The entire point of new year’s resolutions is to create goals that align us with our vision of our highest self. We want, through creating visions, to solidify a path to a better version of ourselves.
This often takes the form of weight loss or fitness, but it doesn’t have to. For many, emotional work, business goals, or other processes are effective goalposts that flesh out the year.
Most people don’t stick with their resolutions very long. Most of the time I don’t think this is because we don’t have the follow-through to make it a year, I actually think the problem is in the goal setting itself.
We need to be really intentional about self-awareness with our goals. While our ego may want to lose twenty pounds, that often isn’t what our soul really craves, and so it’s not where our focus goes.
If we make goals that are incompatible with our true inner needs OR which don’t take into account very real trauma that we need to overcome FIRST, we are doomed to not be successful.
What do we REALLY want? Most of the time it is not a certain number of pounds lost, but instead a more confident self-image, a feeling of vibrancy and energy, or peace of mind about our health.
When we get to the root of what we really want, weight loss may be a part of the process, but it usually isn’t the main intention.
Another problem with goal setting tends to be in the haphazard way we plan. We simply say “I want to lose weight” instead of being more specific. Specificity is the solution for almost any goal you want to really achieve. If weight loss is part of your goal, for example, then you need to be intentional about finding out how much and calculating a realistic amount of time to lose that weight.
In order to do that, you need to know more than what a basic home scale can tell you. You need to know your muscle mass, your basal metabolic rate, a picture of your overall metabolic health, and a sense of what foods are inflammatory or healing for you.
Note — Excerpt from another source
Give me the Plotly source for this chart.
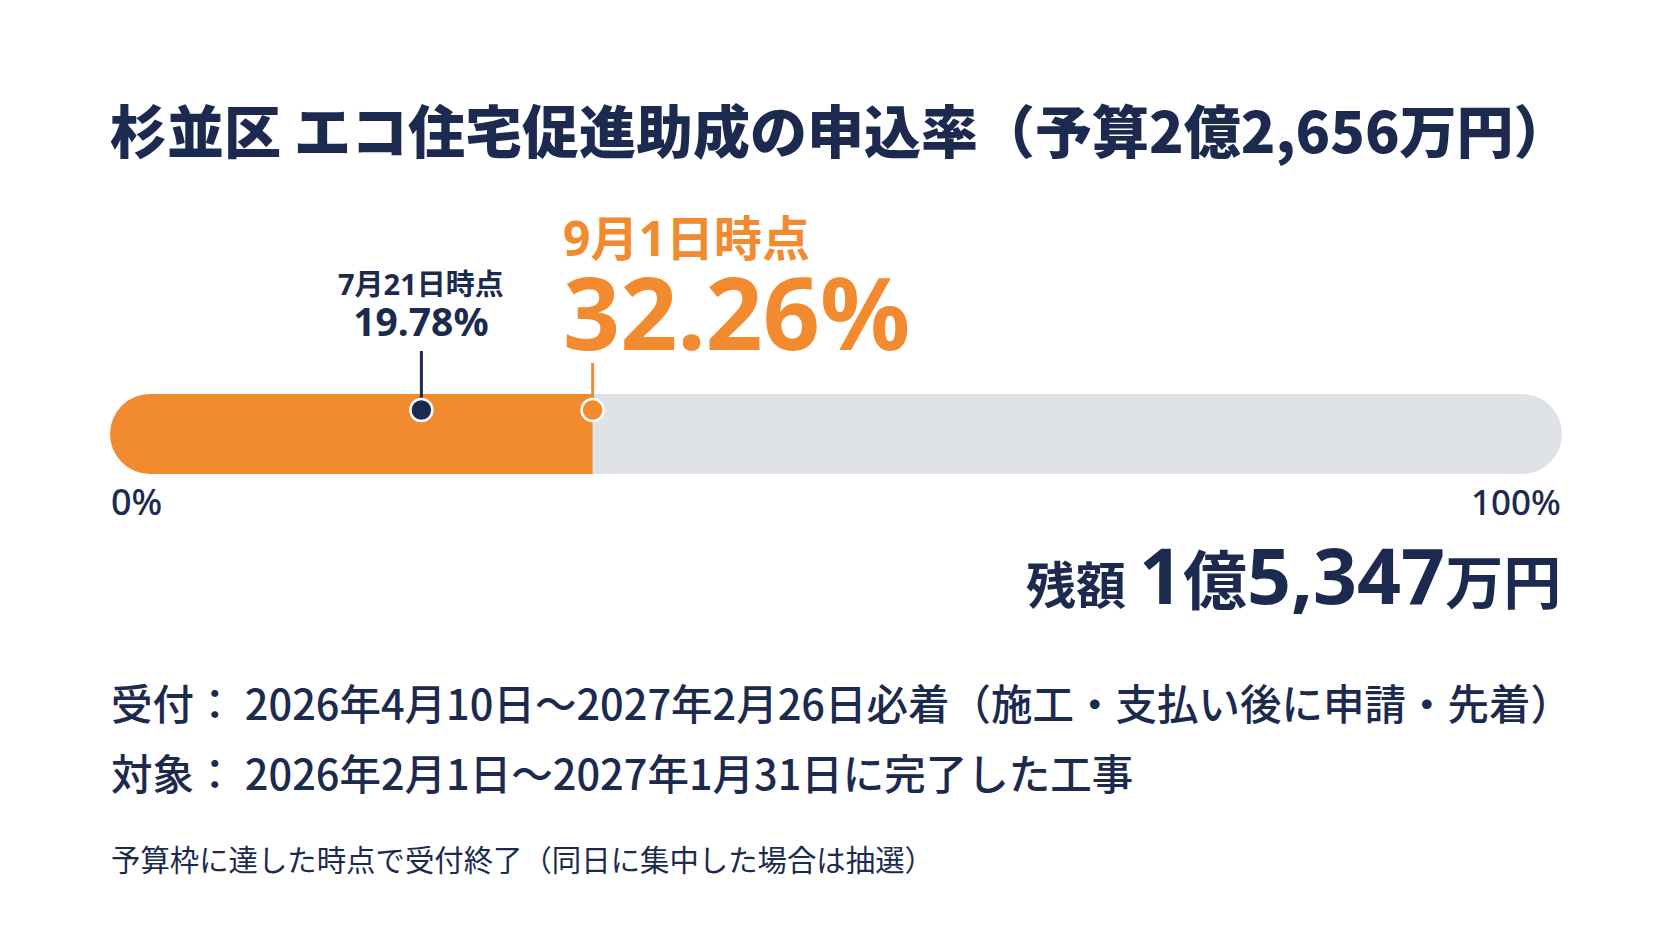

Once you know this, you can better calculate a goal for yourself that won’t have you binging and restricting until you eventually give up.
I want to be clear: I am a nutritionist and much of what I do involves helping people find a healthy weight for their body. BUT, and this is HUGE, weight loss is almost never about weight loss and if we don’t have a clear picture of what we want to achieve with weight loss, it becomes a vanity goal that lacks substance.
You’re far better off creating a vision of how the future you might feel internally as well as how they might look and then working with someone who can help provide you with the tools and knowledge, as well as the realistic steps and timeline to manifest that person.
You do have the ability inside you. For some of us it is easier than others, but as you set your intentions for this year, start by asking yourself why these goals are on your list, and what they really say about you and your relationship with yourself.